I repeat, as I did last time, in case there is any doubt, that I have no commercial interest in, or technical knowledge about, the Channel Tunnel, but if I could scrape up a mite or two I might invest it here, because if someone puts money into a project he is much more likely to press on with getting it into a profitable state than might otherwise be the case. I should be prepared to do that to back my belief in the value of a Channel Tunnel.

Historians will have to search the records to find why there has been this long delay in recent years. It has been increasingly apparent, even to laymen, that this project is technically possible, economically viable and necessary, and here one comes to the oil crisis which underlines the need, long felt by many people, for a high-speed link between the Midlands of this country and the middle of Europe, and that link can be powered by two nuclear power stations.

The link will not be just from London to the South-East. So much of the debate in the House has centred around points affecting the South-East: sometimes those who live in other areas think that the problems of the South-East take up a disproportionate amount of time of the House.

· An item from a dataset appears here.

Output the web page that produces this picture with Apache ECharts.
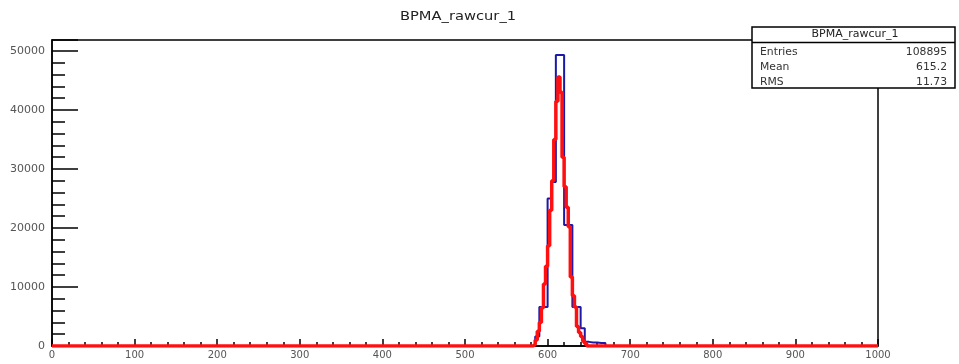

About eighteen months ago I helped in an extremely good television programme in the Midlands on this project. I produced some of the background detail, the company worked out the programme and it gave rise to a great deal of interest in the area. It was regarded largely as a means for getting to London and on to Calais rather more quickly than is possible now. There is a great deal of interest in this project in the provinces.

British Railways were unable openly to support this project until the Government had made up their mind whether to go ahead with it. That was understandable, but now that the decision has been taken I hope that British Railways will consider some of the matters that have been suggested.

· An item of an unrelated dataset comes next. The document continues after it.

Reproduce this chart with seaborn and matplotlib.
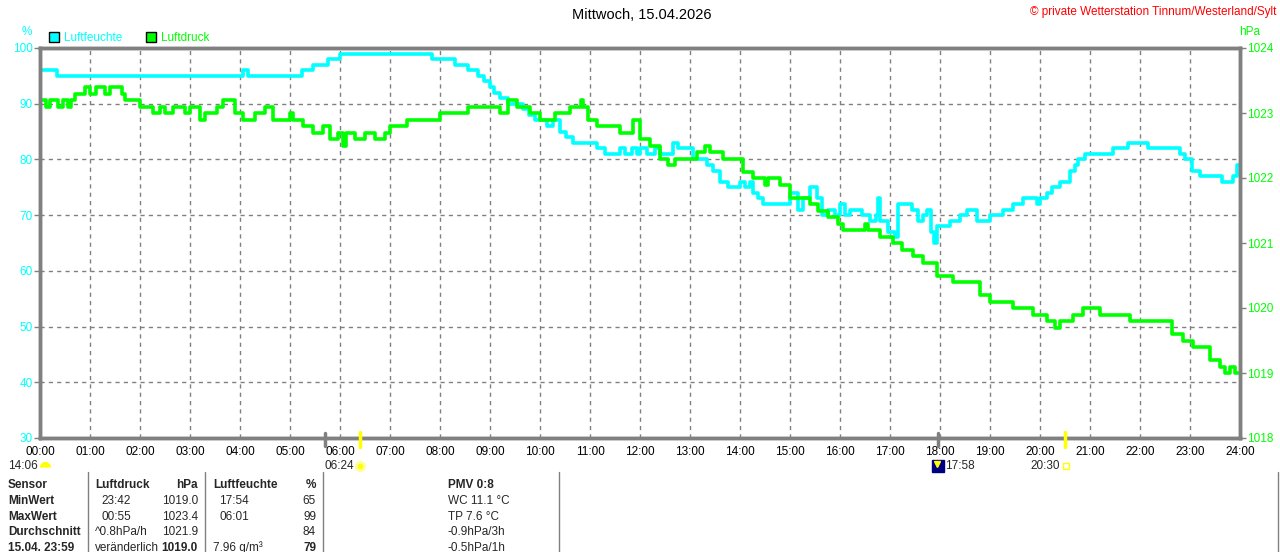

The project is even more attractive to those who come from the Midlands, from Sheffield, which was my ancestral part of the world many centuries ago, from the North and from Wales. It provides the opportunity for through passenger and freight traffic. There seems to be some magic in the figure of 170 miles. Up to that distance it is better to send freight by road but beyond that it is better to send it by rail. If that is accepted, the existence of a fixed link in the tunnel will enormously increase the capability of the British rail system; while considerable developments are taking place in the rail system on the Continent, with trans-European expresses, freight trains, and so on.

High speed is important, but I do not believe that it is as important as through overnight services. If after work one day somebody can load freight or put himself on a train at Edinburgh and be in Western Europe at breakfast time the following morning, the future will provide great benefits for both passengers and freight.